Bugün çağrı merkezi patronları sürekli zenginleşirken, işçilerin ücretleri açlık sınırının altında, asgari ücret seviyesinde seyrediyor. Zorunlu fazla mesai yaptırılıyor, fazla mesaiye kalınırsa da ücretleri çoğu zaman ödenmiyor.

Günlük mesainin her saniyesinin planlanıp denetlendiği bu sektörde, iş baskısı ve performans dayatması sürekli artıyor. Uzaktan çalışan çağrı merkezi çalışanları için “nasıl olsa evdesin” denilerek her saat çağrı yanıtlanması isteniyor.

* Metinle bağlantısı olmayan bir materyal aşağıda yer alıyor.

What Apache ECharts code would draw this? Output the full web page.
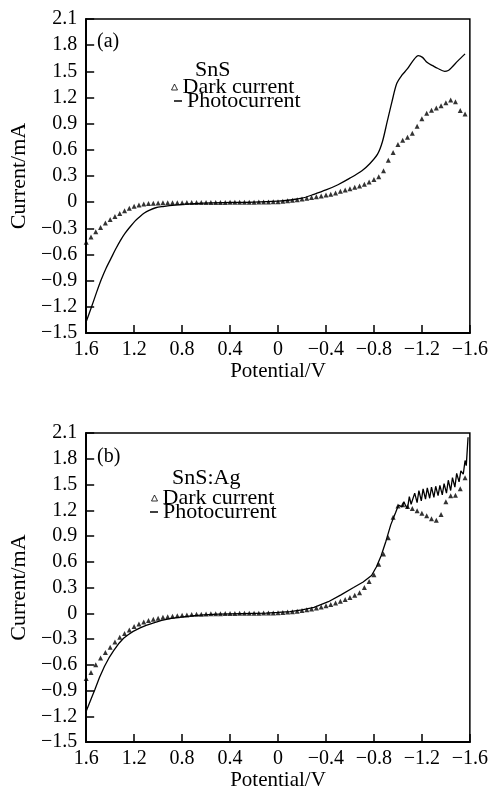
<!DOCTYPE html>
<html>
<head>
<meta charset="utf-8">
<script src="https://cdn.jsdelivr.net/npm/echarts@6/dist/echarts.min.js"></script>
<style>
html, body { margin: 0; padding: 0; background: #fff; }
#chart { width: 491px; height: 792px; }
</style>
</head>
<body>
<div id="chart"></div>
<script>
// potential of the dark current markers (V), shared by (a) and (b)
var darkV = [1.60, 1.56, 1.52, 1.48, 1.44, 1.40, 1.36, 1.32, 1.28, 1.24, 1.20, 1.16, 1.12, 1.08, 1.04, 1.00,
  0.96, 0.92, 0.88, 0.84, 0.80, 0.76, 0.72, 0.68, 0.64, 0.60, 0.56, 0.52, 0.48, 0.44, 0.40, 0.36, 0.32, 0.28,
  0.24, 0.20, 0.16, 0.12, 0.08, 0.04, 0, -0.04, -0.08, -0.12, -0.16, -0.20, -0.24, -0.28, -0.32, -0.36, -0.40,
  -0.44, -0.48, -0.52, -0.56, -0.60, -0.64, -0.68, -0.72, -0.76, -0.80, -0.84, -0.88, -0.92, -0.96, -1.00,
  -1.04, -1.08, -1.12, -1.16, -1.20, -1.24, -1.28, -1.32, -1.36, -1.40, -1.44, -1.48, -1.52, -1.56];

// (a) SnS
var darkA = [-0.46, -0.40, -0.34, -0.29, -0.24, -0.20, -0.165, -0.13, -0.097, -0.07, -0.048, -0.032, -0.022, -0.015,
  -0.011, -0.009, -0.008, -0.007, -0.007, -0.006, -0.006, -0.005, -0.005, -0.005, -0.004, -0.004, -0.004, -0.003,
  -0.003, -0.003, -0.002, -0.002, -0.001, -0.001, 0, 0, 0.001, 0.002, 0.003, 0.004, 0.006, 0.01, 0.015, 0.021,
  0.028, 0.036, 0.044, 0.053, 0.062, 0.072, 0.082, 0.092, 0.105, 0.125, 0.14, 0.155, 0.17, 0.185, 0.205, 0.23,
  0.26, 0.29, 0.36, 0.48, 0.57, 0.66, 0.71, 0.745, 0.79, 0.87, 0.955, 1.02, 1.055, 1.08, 1.105, 1.14, 1.17,
  1.15, 1.05, 1.01];
var photoAV = [1.60, 1.555, 1.515, 1.475, 1.435, 1.395, 1.355, 1.315, 1.275, 1.235, 1.195, 1.155, 1.115, 1.075,
  1.02, 0.96, 0.86, 0.74, 0.62, 0.40, 0.20, 0, -0.10, -0.20, -0.30, -0.40, -0.50, -0.60, -0.70, -0.765, -0.83,
  -0.87, -0.91, -0.95, -0.99, -1.03, -1.08, -1.125, -1.17, -1.205, -1.245, -1.29, -1.33, -1.39, -1.42, -1.445,
  -1.50, -1.56];
var photoA = [-1.37, -1.2, -1.04, -0.89, -0.76, -0.65, -0.54, -0.44, -0.355, -0.285, -0.22, -0.17, -0.125, -0.094,
  -0.064, -0.05, -0.033, -0.02, -0.01, -0.004, 0, 0.012, 0.025, 0.045, 0.09, 0.14, 0.2, 0.275, 0.36, 0.44, 0.55,
  0.69, 0.92, 1.15, 1.36, 1.45, 1.53, 1.62, 1.68, 1.66, 1.60, 1.565, 1.535, 1.50, 1.51, 1.54, 1.62, 1.70];

// (b) SnS:Ag
var darkB = [-0.76, -0.69, -0.60, -0.52, -0.455, -0.395, -0.335, -0.28, -0.235, -0.195, -0.155, -0.125, -0.10,
  -0.085, -0.07, -0.057, -0.047, -0.04, -0.034, -0.028, -0.023, -0.019, -0.015, -0.012, -0.01, -0.008, -0.006,
  -0.005, -0.004, -0.003, -0.002, -0.001, 0, 0, 0.001, 0.001, 0.002, 0.003, 0.004, 0.005, 0.007, 0.01, 0.014,
  0.019, 0.025, 0.032, 0.04, 0.05, 0.061, 0.073, 0.087, 0.103, 0.12, 0.14, 0.162, 0.185, 0.21, 0.24, 0.30, 0.37,
  0.45, 0.57, 0.69, 0.88, 1.12, 1.25, 1.265, 1.245, 1.22, 1.195, 1.165, 1.135, 1.10, 1.085, 1.15, 1.30, 1.37,
  1.375, 1.45, 1.58];
var photoBV = [1.60, 1.56, 1.528, 1.49, 1.448, 1.41, 1.368, 1.33, 1.288, 1.25, 1.208, 1.15, 1.10, 1.03, 0.97,
  0.89, 0.81, 0.72, 0.62, 0.50, 0.30, 0.10, 0, -0.10, -0.20, -0.30, -0.42, -0.525, -0.63, -0.71, -0.78, -0.82,
  -0.86, -0.90, -0.94, -0.98, -1.005, -1.02, -1.035, -1.05, -1.065, -1.08, -1.095, -1.11, -1.125, -1.14, -1.16,
  -1.175, -1.195, -1.21, -1.23, -1.245, -1.265, -1.28, -1.30, -1.315, -1.335, -1.35, -1.37, -1.385, -1.405,
  -1.42, -1.44, -1.455, -1.475, -1.49, -1.51, -1.525, -1.545, -1.56, -1.57, -1.585];
var photoB = [-1.14, -1.0, -0.89, -0.75, -0.62, -0.52, -0.43, -0.355, -0.29, -0.25, -0.21, -0.17, -0.14, -0.108,
  -0.083, -0.06, -0.045, -0.03, -0.018, -0.01, -0.003, 0.002, 0.01, 0.02, 0.04, 0.07, 0.135, 0.215, 0.30, 0.365,
  0.44, 0.54, 0.67, 0.84, 1.03, 1.17, 1.26, 1.28, 1.24, 1.30, 1.25, 1.22, 1.36, 1.27, 1.25, 1.40, 1.29, 1.43,
  1.31, 1.45, 1.33, 1.46, 1.34, 1.47, 1.35, 1.48, 1.37, 1.49, 1.38, 1.51, 1.40, 1.55, 1.43, 1.58, 1.47, 1.63,
  1.53, 1.66, 1.62, 1.78, 1.72, 2.05];

var font = "'Liberation Serif', 'Times New Roman', serif";
var txt = { fontFamily: font, fontSize: 20, color: '#000' };
var big = { fontFamily: font, fontSize: 22, color: '#000' };

function pairs(xs, ys) {
  var out = [];
  for (var i = 0; i < xs.length; i++) out.push([xs[i], ys[i]]);
  return out;
}

function fmt(v) {
  var r = Math.round(v * 10) / 10;
  if (r === 0) return '0';
  return (r < 0 ? '\u2212' : '') + Math.abs(r).toFixed(1);
}

function xAxisFor(i) {
  return {
    type: 'value', gridIndex: i, min: -1.6, max: 1.6, interval: 0.4, inverse: true,
    name: 'Potential/V', nameLocation: 'middle', nameGap: 27,
    nameTextStyle: { fontFamily: font, fontSize: 21, color: '#000' },
    axisLine: { onZero: false, lineStyle: { color: '#000', width: 2 } },
    axisTick: { inside: true, length: 8, lineStyle: { color: '#000', width: 1.5 } },
    axisLabel: { margin: 7, fontFamily: font, fontSize: 20, color: '#000', formatter: fmt },
    splitLine: { show: false }
  };
}

function yAxisFor(i) {
  return {
    type: 'value', gridIndex: i, min: -1.5, max: 2.1, interval: 0.3,
    name: 'Current/mA', nameLocation: 'middle', nameGap: 46, nameTextStyle: big,
    axisLine: { onZero: false, lineStyle: { color: '#000', width: 2 } },
    axisTick: { inside: true, length: 8, lineStyle: { color: '#000', width: 1.5 } },
    axisLabel: { margin: 9, fontFamily: font, fontSize: 20, color: '#000', formatter: fmt },
    splitLine: { show: false }
  };
}

function label(text, left, top, size) {
  return { text: text, left: left, top: top, padding: 0,
    textStyle: { fontFamily: font, fontSize: size, fontWeight: 'normal', color: '#000' } };
}

function darkLegend(left, top) {
  return { data: [{ name: 'Dark current', icon: 'triangle' }], left: left, top: top, padding: 0,
    itemWidth: 6, itemHeight: 6, selectedMode: false, textStyle: big,
    itemStyle: { color: '#fff', borderColor: '#000', borderWidth: 1 } };
}

function photoLegend(left, top) {
  return { data: [{ name: 'Photocurrent', icon: 'rect' }], left: left, top: top, padding: 0,
    itemWidth: 8, itemHeight: 1.5, selectedMode: false, textStyle: big,
    itemStyle: { color: '#000', borderWidth: 0 } };
}

var chart = echarts.init(document.getElementById('chart'));

var option = {
  animation: false,
  backgroundColor: '#fff',
  title: [label('(a)', 97, 32, 20), label('SnS', 195, 59, 22), label('(b)', 97, 447, 20), label('SnS:Ag', 172, 467, 22)],
  legend: [darkLegend(171, 76), photoLegend(174, 90), darkLegend(151, 487), photoLegend(150, 501)],
  grid: [
    { left: 77, top: 19, right: 14, height: 314, show: true, borderColor: '#000', borderWidth: 1.5 },
    { left: 77, top: 433, right: 14, height: 313, show: true, borderColor: '#000', borderWidth: 1.5 }
  ],
  xAxis: [xAxisFor(0), xAxisFor(1)],
  yAxis: [yAxisFor(0), yAxisFor(1)],
  series: [
    { name: 'Dark current', type: 'scatter', xAxisIndex: 0, yAxisIndex: 0, symbol: 'triangle', symbolSize: 5,
      itemStyle: { color: '#000' }, data: pairs(darkV, darkA) },
    { name: 'Photocurrent', type: 'line', xAxisIndex: 0, yAxisIndex: 0, showSymbol: false, smooth: 0.3,
      itemStyle: { color: '#000' }, lineStyle: { color: '#000', width: 1.3 }, data: pairs(photoAV, photoA) },
    { name: 'Dark current', type: 'scatter', xAxisIndex: 1, yAxisIndex: 1, symbol: 'triangle', symbolSize: 5,
      itemStyle: { color: '#000' }, data: pairs(darkV, darkB) },
    { name: 'Photocurrent', type: 'line', xAxisIndex: 1, yAxisIndex: 1, showSymbol: false,
      itemStyle: { color: '#000' }, lineStyle: { color: '#000', width: 1.3 }, data: pairs(photoBV, photoB) }
  ]
};

chart.setOption(option);
</script>
</body>
</html>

Sektörde çalışan işçilerin çoğu üniversite mezunu ve farklı mesleklere sahip olan işçiler. Çağrı merkezi çalışanları çoğunlukla kendi meslekleri dışında bir işte çalışmak zorunda kalıyor. Haliyle çağrı merkezleri işte süreksizliğin en yoğun olduğu işlerden de birisi. Senesi dolmadan, dolayısıyla kıdem tazminatı hakkı kazanılmasına fırsat verilmeden haksız bir şekilde işten çıkarılıyorlar.

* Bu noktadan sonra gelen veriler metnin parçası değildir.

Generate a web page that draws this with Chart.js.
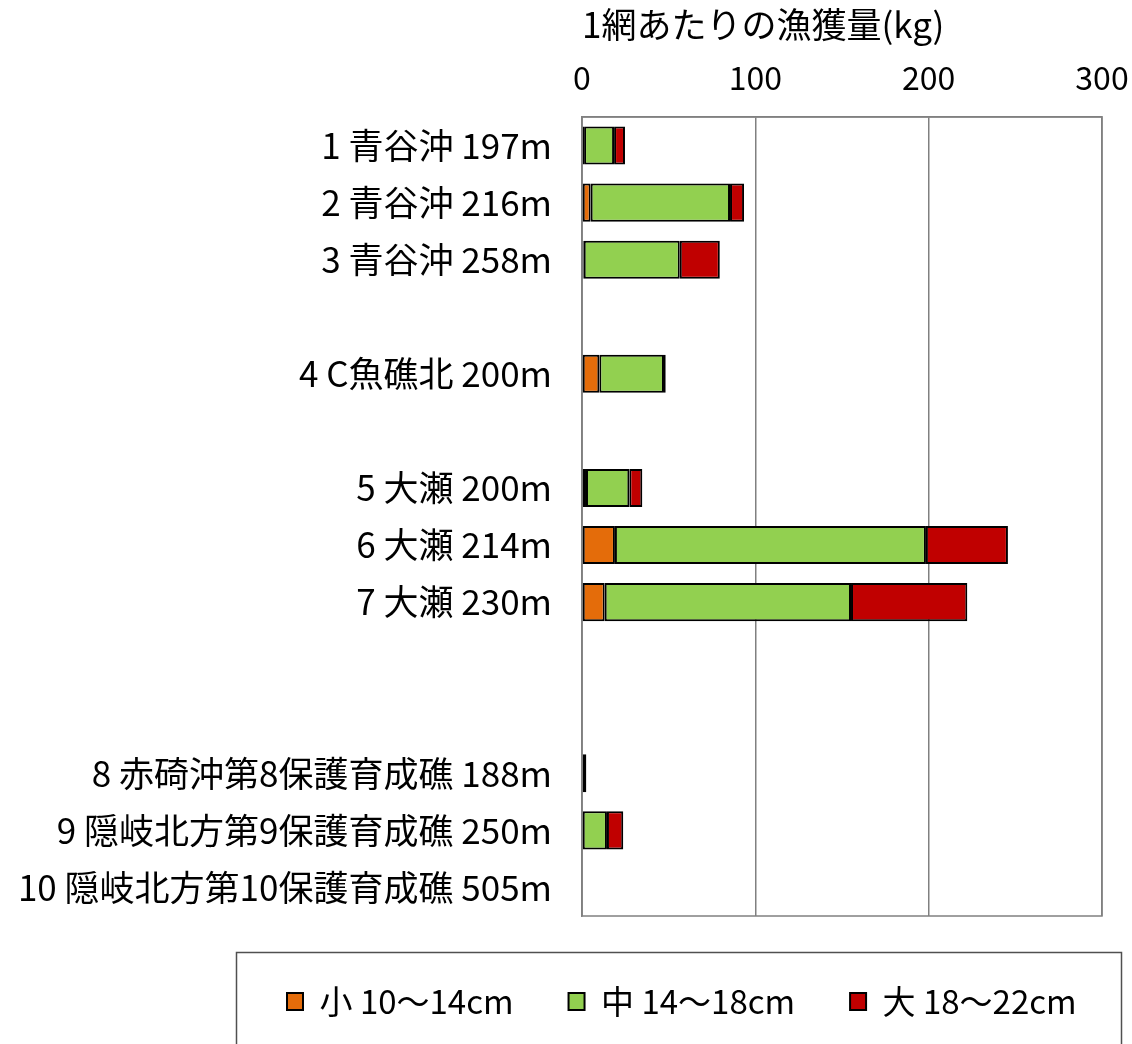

Aslında mesele sadece çağrı merkezleri veya çağrı merkezi çalışanları değil, bütünüyle işçi sınıfına iyi gösterilecek bir iş veya meslek yok. Geleceksizlik, uzun çalışma saatleri, baskı, güvencesizlik, ömür boyu çalışma gibi zorluklar nedeniyle, genel olarak çalışma hayatı herkes için çekilmez bir hale gelmiş durumda. Bu tablodan tek mutlu olanlar patronlar. 

Geçtiğimiz günlerde farklı çağrı merkezlerinde çalışan işçiler Patronların Ensesindeyiz Ağı’yla bir araya gelerek yaşadıkları sorunlara karşı ne yapacaklarını planladılar. İşçiler, günlük 16 lira yemek ücreti, uzun saatler molasız çalışma, düşük ücretler, mobbing, iş baskısı gibi sorunlara karşı talepler oluşturup mücadele etmeye başladılar. Farklı büyük şirketlerin çağrılarını karşılayan işçiler haklarını kazanmak için örgütlenmeye başladılar.

Patronların işçileri duygusuz bir makine görmesine izin verilmemelidir. İki gün önce bir yakınınızı kaybetmiş olabilir ve bunun için çok üzülmüş ya da birilerine kızmış ve sonra özür dilemiş olabilirsiniz. Bunlar insan olmanın özellikleri ve erdemleridir. Patronların isteği hep daha fazla kâr olduğu için yaratmaya çalıştığı bu profesyonellik işçiler üzerinde baskı kurmanın, daha fazla sömürmenin ve örgütsüzleştirmenin zeminini sunuyor.

Patronların beklediği meslek “profesyonelliğinde” öfkeye de yer yok. Ama kölece çalışma koşullarına, hak gasplarına ve sömürüye karşı öfke en insani özelliktir.